### [YOUR INSTRUCTIONS]
Word for word, copy all the data and drop the pictures.

### [INFORMATION PROVIDED]
↓↓↓
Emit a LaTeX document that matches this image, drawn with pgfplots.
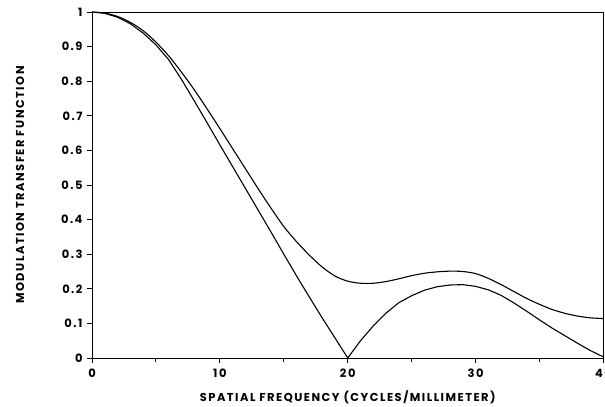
\documentclass[border=0pt]{standalone}
\usepackage{pgfplots}
\pgfplotsset{compat=1.18}
\usetikzlibrary{calc}
\usepackage{fontspec}
\setmainfont{Poppins}
\newfontfamily\labfont[LetterSpace=13]{Poppins}
\begin{document}
\begin{tikzpicture}
\begin{axis}[
  scale only axis, width=511.5bp, height=346bp,
  xmin=0, xmax=40, ymin=0, ymax=1,
  xtick={0,10,20,30,40}, minor xtick={5,15,25,35},
  ytick={0,0.1,0.2,0.3,0.4,0.5,0.6,0.7,0.8,0.9,1},
  yticklabels={0,0.1,0.2,0.3,0.4,0.5,0.6,0.7,0.8,0.9,1},
  tick align=outside, xtick pos=left, ytick pos=left,
  major tick length=5bp, minor tick length=4bp,
  tick style={black, line width=0.9pt},
  axis line style={line width=0.9pt},
  /pgf/number format/assume math mode=true,
  ticklabel style={font=\labfont\bfseries\fontsize{11.5}{13}\selectfont},
  xticklabel style={yshift=-2bp},
  yticklabel style={xshift=-1bp},
  xlabel={SPATIAL FREQUENCY (CYCLES/MILLIMETER)},
  ylabel={MODULATION TRANSFER FUNCTION},
  every axis x label/.style={at={(axis description cs:0.5,-0.1127)}, anchor=center, font=\labfont\bfseries\fontsize{11.5}{13}\selectfont},
  every axis y label/.style={at={(axis description cs:-0.1408,0.5)}, anchor=center, rotate=90, font=\labfont\bfseries\fontsize{11.5}{13}\selectfont},
]
\addplot[black, line width=1.1pt] table {
0 1.000
1 0.996
2 0.985
3 0.966
4 0.939
5 0.905
6 0.862
7 0.805
8 0.743
9 0.680
10 0.616
11 0.553
12 0.490
13 0.427
14 0.364
15 0.300
16 0.237
17 0.176
18 0.116
19 0.058
20 0.000
21 0.050
22 0.093
23 0.130
24 0.160
25 0.180
26 0.196
27 0.206
28 0.211
29 0.212
30 0.207
31 0.197
32 0.181
33 0.159
34 0.135
35 0.110
36 0.086
37 0.064
38 0.042
39 0.021
40 0.003
};
\addplot[black, line width=1.1pt, smooth] table {
0 1.000
1 0.997
2 0.987
3 0.970
4 0.946
5 0.913
6 0.873
7 0.826
8 0.775
9 0.720
10 0.663
11 0.605
12 0.547
13 0.489
14 0.433
15 0.380
16 0.336
17 0.297
18 0.263
19 0.237
20 0.222
21 0.216
22 0.216
23 0.221
24 0.229
25 0.238
26 0.245
27 0.249
28 0.251
29 0.250
30 0.244
31 0.230
32 0.212
33 0.192
34 0.172
35 0.155
36 0.140
37 0.129
38 0.121
39 0.116
40 0.114
};
\end{axis}
\pgfresetboundingbox
\path ($(current axis.south west)+(-92bp,-49bp)$) rectangle ($(current axis.north east)+(1.5bp,12bp)$);
\end{tikzpicture}
\end{document}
↑↑↑
### [EXERCISE RESPONSE]
Emit a LaTeX document that matches this image, drawn with pgfplots.
\documentclass[border=0pt]{standalone}
\usepackage{pgfplots}
\pgfplotsset{compat=1.18}
\usetikzlibrary{calc}
\usepackage{fontspec}
\setmainfont{Poppins}
\newfontfamily\labfont[LetterSpace=13]{Poppins}
\begin{document}
\begin{tikzpicture}
\begin{axis}[
  scale only axis, width=511.5bp, height=346bp,
  xmin=0, xmax=40, ymin=0, ymax=1,
  xtick={0,10,20,30,40}, minor xtick={5,15,25,35},
  ytick={0,0.1,0.2,0.3,0.4,0.5,0.6,0.7,0.8,0.9,1},
  yticklabels={0,0.1,0.2,0.3,0.4,0.5,0.6,0.7,0.8,0.9,1},
  tick align=outside, xtick pos=left, ytick pos=left,
  major tick length=5bp, minor tick length=4bp,
  tick style={black, line width=0.9pt},
  axis line style={line width=0.9pt},
  /pgf/number format/assume math mode=true,
  ticklabel style={font=\labfont\bfseries\fontsize{11.5}{13}\selectfont},
  xticklabel style={yshift=-2bp},
  yticklabel style={xshift=-1bp},
  xlabel={SPATIAL FREQUENCY (CYCLES/MILLIMETER)},
  ylabel={MODULATION TRANSFER FUNCTION},
  every axis x label/.style={at={(axis description cs:0.5,-0.1127)}, anchor=center, font=\labfont\bfseries\fontsize{11.5}{13}\selectfont},
  every axis y label/.style={at={(axis description cs:-0.1408,0.5)}, anchor=center, rotate=90, font=\labfont\bfseries\fontsize{11.5}{13}\selectfont},
]
\addplot[black, line width=1.1pt] table {
0 1.000
1 0.996
2 0.985
3 0.966
4 0.939
5 0.905
6 0.862
7 0.805
8 0.743
9 0.680
10 0.616
11 0.553
12 0.490
13 0.427
14 0.364
15 0.300
16 0.237
17 0.176
18 0.116
19 0.058
20 0.000
21 0.050
22 0.093
23 0.130
24 0.160
25 0.180
26 0.196
27 0.206
28 0.211
29 0.212
30 0.207
31 0.197
32 0.181
33 0.159
34 0.135
35 0.110
36 0.086
37 0.064
38 0.042
39 0.021
40 0.003
};
\addplot[black, line width=1.1pt, smooth] table {
0 1.000
1 0.997
2 0.987
3 0.970
4 0.946
5 0.913
6 0.873
7 0.826
8 0.775
9 0.720
10 0.663
11 0.605
12 0.547
13 0.489
14 0.433
15 0.380
16 0.336
17 0.297
18 0.263
19 0.237
20 0.222
21 0.216
22 0.216
23 0.221
24 0.229
25 0.238
26 0.245
27 0.249
28 0.251
29 0.250
30 0.244
31 0.230
32 0.212
33 0.192
34 0.172
35 0.155
36 0.140
37 0.129
38 0.121
39 0.116
40 0.114
};
\end{axis}
\pgfresetboundingbox
\path ($(current axis.south west)+(-92bp,-49bp)$) rectangle ($(current axis.north east)+(1.5bp,12bp)$);
\end{tikzpicture}
\end{document}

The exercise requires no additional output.